Ketua Majelis Hakim, Yanto menyampaikan, vonis terhadap Bowo telah mempertimbangkan bahwa hal yang memberatkan karena Bowo terbukti melakukan tindak pidana korupsi. Sementara hal meringankan, Bowo telah berlaku sopan dalam persidangan, belum pernah dihukum, bersikap kooperatif, dan mengakui bersalah serta menyesali perbuatannya.
”Terdakwa (Bowo) juga telah mengembalikan seluruh uang yang diterimanya dari hasil tindak pidana korupsi kepada KPK. Menimbang bahwa setelah mempertimbangkan hal-hal yang memberatkan dan meringankan, hukuman yang dijatuhkan sudah pantas, layak, dan adil sesuai dengan rasa keadilan masyarakat,” kata Yanto.
Dalam dakwaan sebelumnya, Bowo didakwa menerima suap sebanyak Rp 2,6 miliar dan gratifikasi sebesar Rp 8,6 miliar. Sementara yang disetorkan sejumlah Rp 10,4 miliar. Selisih uang sebesar Rp 52,95 juta akan dikembalikan kepada Bowo.

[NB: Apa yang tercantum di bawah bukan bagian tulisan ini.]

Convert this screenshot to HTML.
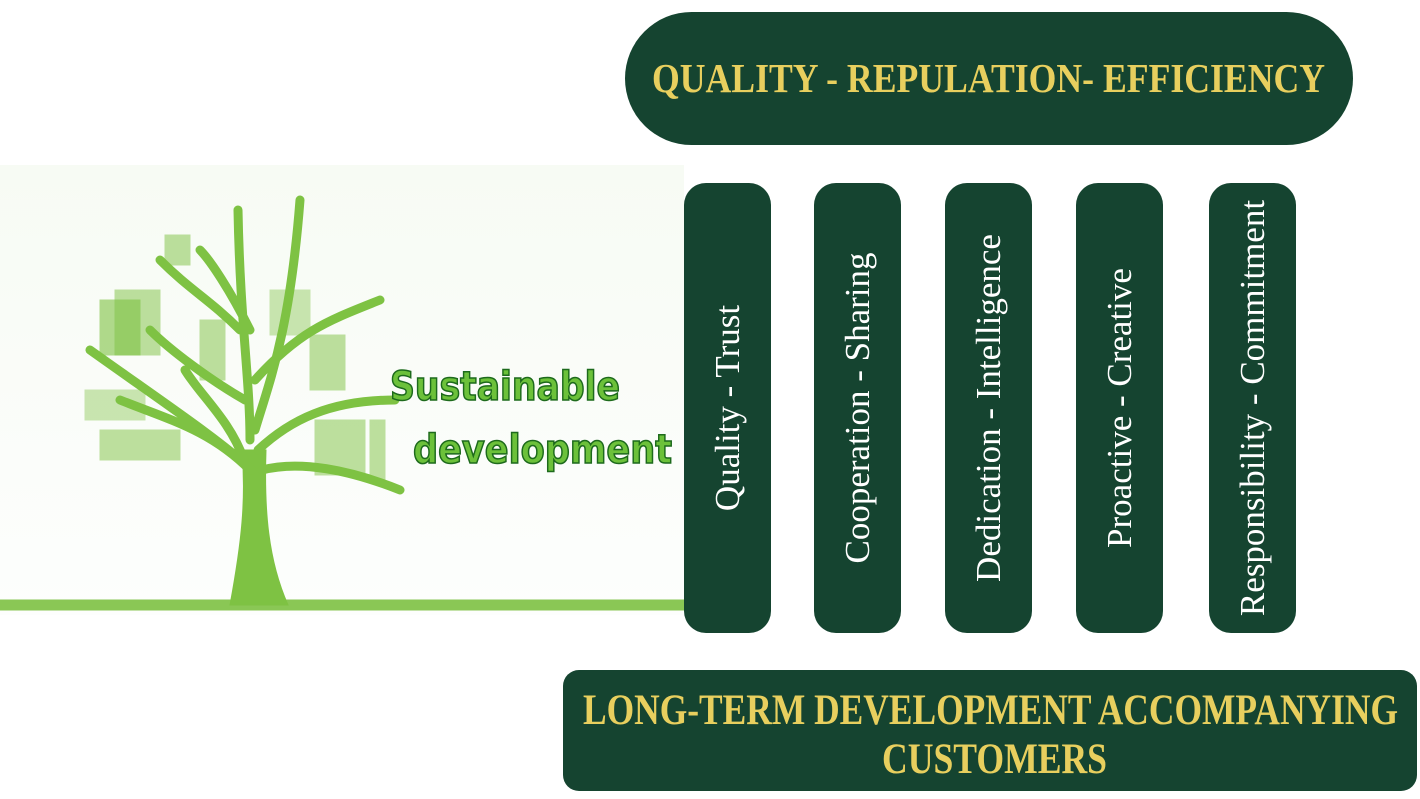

Bowo menerima suap, baik secara langsung dari mantan General Manager Komersial PT Humpuss Transportasi Kimia (HTK), Asty Winasty dan Direktur PT HTK, Taufik Agustono maupun melalui Direktur Keuangan PT Inersia Ampak Engineers (IAE), M Indung Andriani K.
Bowo juga menerima uang sejumlah Rp 300 juta dari Direktur Utama PT Ardila Insan Sejahtera, Lamidi Jimat. Padahal, diketahui atau patut diduga bahwa hadiah tersebut diberikan kepada Bowo sebagai akibat atau disebabkan karena telah melakukan atau tidak melakukan sesuatu dalam jabatannya.
Sementara untuk gratifikasi, dari 2016 hingga 2018, Bowo menerima gratifikasi berhubungan dengan jabatannya dan yang berlawanan dengan kewajiban atau tugasnya, yaitu penerimaan-penerimaan tersebut berhubungan dengan jabatan terdakwa selaku wakil ketua sekaligus selaku anggota Komisi VI DPR dan anggota Badan Anggaran (Banggar) DPR.
Fakta persidangan tidak dapat dipakai untuk memutus vonis terhadap dirinya. Sebab, fakta persidangan tidak dapat mendatangkan mantan Menteri Perdagangan Enggartiasto Lukita dan mantan Direktur Utama PT PLN Sofyan Basir
Bowo dikenai Pasal 12 huruf b Undang-Undang Nomor 31 Tahun 1999 tentang Pemberantasan Tindak Pidana Korupsi atas suap yang diterima. Sementara untuk gratifikasi, Bowo dikenai Pasal 12 B Ayat (1) Undang-Undang Nomor 31 Tahun 1999 tentang Pemberantasan Tindak Pidana Korupsi.
Atas putusan Majelis Hakim, Bowo menyatakan akan pikir-pikir dan menentukan keputusan apakah akan menerima atau mengajukan banding paling lambat Rabu (11/12/2019) depan. Selain itu, Yanto mengatakan, permohonan Bowo untuk menjadi justice collaborator tidak dapat dikabulkan.
Terhadap putusan ini, Bowo menyatakan fakta persidangan tidak dapat dipakai untuk memutus vonis terhadap dirinya. Sebab, fakta persidangan tidak dapat mendatangkan mantan Menteri Perdagangan Enggartiasto Lukita dan mantan Direktur Utama PLN Sofyan Basir.
”Artinya, fakta persidangan tidak bisa mendatangkan mereka, bukti tidak ada, fakta tidak ada, kemudian saya divonis dengan tidak ada bukti dan saksi. Apakah ini keadilan apakah ini fakta persidangan?” ujarnya.